What we don’t get with these segments is any proper visitor segments (ie all these segments are based on visits).  How many times do my new visitors visit the site?  Once, because after that time they aren’t new visitors any more, so I can’t find out what else they do.  How else do the search people get to the site?  They only get there via search according to GA, because we can’t go anywhere else here.

Custom Reporting

This is possibly a bit more exciting.  Only a bit.  Actually probably not at all, but I’m waiting for someone to come up with something we can do with the motion charts, bar throwing them in a pretty power point presentation for the management.  Personally I’m quite interested in different visualisation techniques, so this looks like it could be quite powerful.  I’ve just been playing around with it (I think the trails are really useful for those that aren’t connected to the internet) and I’ve got how many people are looking at the site by country and how many of them bounce.

 
 

This is probably one of the least useful graphs, especially if you don’t get that much traffic, but if you get more traffic then you should be able to see proper trends in people moving around the site.  Particularly if you have a growing audience in one country that is less likely to stay on the site.  Again, goals can be important in this – make sure you set them up.

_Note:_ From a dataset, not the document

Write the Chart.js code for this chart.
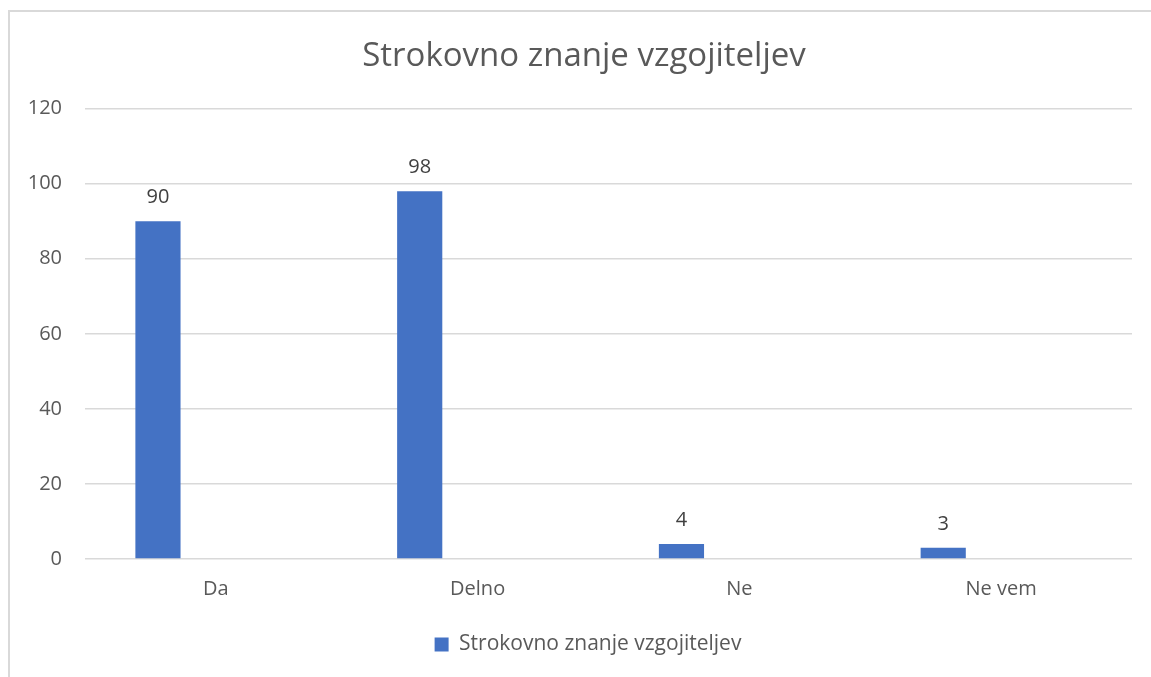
<!DOCTYPE html>
<html>
<head>
<meta charset="utf-8">
<script src="https://cdn.jsdelivr.net/npm/chart.js@4.4.1/dist/chart.umd.min.js"></script>
<style>
  html, body { margin: 0; padding: 0; background: #fff; overflow: hidden; width: 1151px; height: 677px; }
  #clip { position: absolute; left: 0; top: 0; width: 1151px; height: 677px; overflow: hidden; }
  #frame { position: absolute; left: 8px; top: 10px; width: 1400px; height: 900px;
           border-left: 2px solid #d9d9d9; border-top: 2px solid #d9d9d9; }
  #wrap { position: absolute; left: 0; top: 0; width: 1151px; height: 677px; }
</style>
</head>
<body>
<div id="clip"><div id="frame"></div></div>
<div id="wrap"><canvas id="chart"></canvas></div>
<script>
// Kategorien und Werte
const categories = ['Da', 'Delno', 'Ne', 'Ne vem'];
const znanje = [90, 98, 4, 3];
// leere zweite Reihe (wie im Excel-Original, schiebt Balken nach links)
const prazno = [null, null, null, null];
const yTicks = [0, 20, 40, 60, 80, 100, 120];

const FONT = '"Open Sans", "Liberation Sans", sans-serif';

// Werte über den Balken
const valueLabels = {
  id: 'valueLabels',
  afterDatasetsDraw(chart) {
    const ctx = chart.ctx;
    const meta = chart.getDatasetMeta(0);
    ctx.save();
    ctx.font = '20px ' + FONT;
    ctx.fillStyle = '#404040';
    ctx.textAlign = 'center';
    ctx.textBaseline = 'alphabetic';
    meta.data.forEach((bar, i) => {
      ctx.fillText(String(znanje[i]), bar.x, bar.y - 18);
    });
    ctx.restore();
  }
};

// Titel und Legende etwas nach rechts (im Original mittig im Rahmen)
const shiftBlocks = {
  id: 'shiftBlocks',
  afterLayout(chart) {
    chart.titleBlock.left += 18;
    chart.titleBlock.right += 18;
    chart.legend.left += 22;
    chart.legend.right += 22;
  }
};

new Chart(document.getElementById('chart'), {
  type: 'bar',
  data: {
    labels: categories,
    datasets: [{
      label: 'Strokovno znanje vzgojiteljev',
      data: znanje,
      backgroundColor: '#4472C4',
      categoryPercentage: 0.885,
      barPercentage: 0.39
    }, {
      label: '',
      data: prazno,
      backgroundColor: '#ED7D31',
      categoryPercentage: 0.885,
      barPercentage: 0.39
    }]
  },
  options: {
    responsive: true,
    maintainAspectRatio: false,
    animation: false,
    layout: { padding: { left: 0, right: 19, top: 0, bottom: 12 } },
    scales: {
      x: {
        grid: { display: false },
        border: { display: false },
        ticks: { color: '#595959', font: { family: FONT, size: 20 }, padding: 10 },
        afterFit: (s) => { s.height = 60; }
      },
      y: {
        min: 0,
        max: 120,
        afterBuildTicks: (s) => { s.ticks = yTicks.map(v => ({ value: v })); },
        grid: { color: '#d9d9d9', lineWidth: 1.5, drawTicks: false },
        border: { display: false },
        ticks: { color: '#595959', font: { family: FONT, size: 20 }, padding: 23 },
        afterFit: (s) => { s.width = 85; }
      }
    },
    plugins: {
      title: {
        display: true,
        text: 'Strokovno znanje vzgojiteljev',
        color: '#595959',
        font: { family: FONT, size: 33, weight: 'normal' },
        padding: { top: 37, bottom: 32 }
      },
      legend: {
        position: 'bottom',
        labels: {
          color: '#595959',
          font: { family: FONT, size: 21 },
          boxWidth: 14,
          boxHeight: 14,
          padding: 15,
          filter: (item) => item.text !== ''
        }
      },
      tooltip: { enabled: false }
    }
  },
  plugins: [valueLabels, shiftBlocks]
});
</script>
</body>
</html>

The other advantage of the new reports (and not just the motion ones) is that you can now send a link to the reports and send them to people.  This is great if you don’t want to copy numbers into a spreadsheet and create your own graphs.  The downside being the person has to be connected to the internet, but hey – if I’m reading my email, I probably am connected to the internet.

Overall – nice additional features.  I think they’ll be really useful to everyone who uses Google Analytics.  It’s not the Google way, but I hope they don’t rest on their laurels and keep updating the tool.  If nothing else it is promoting a bit of conversation.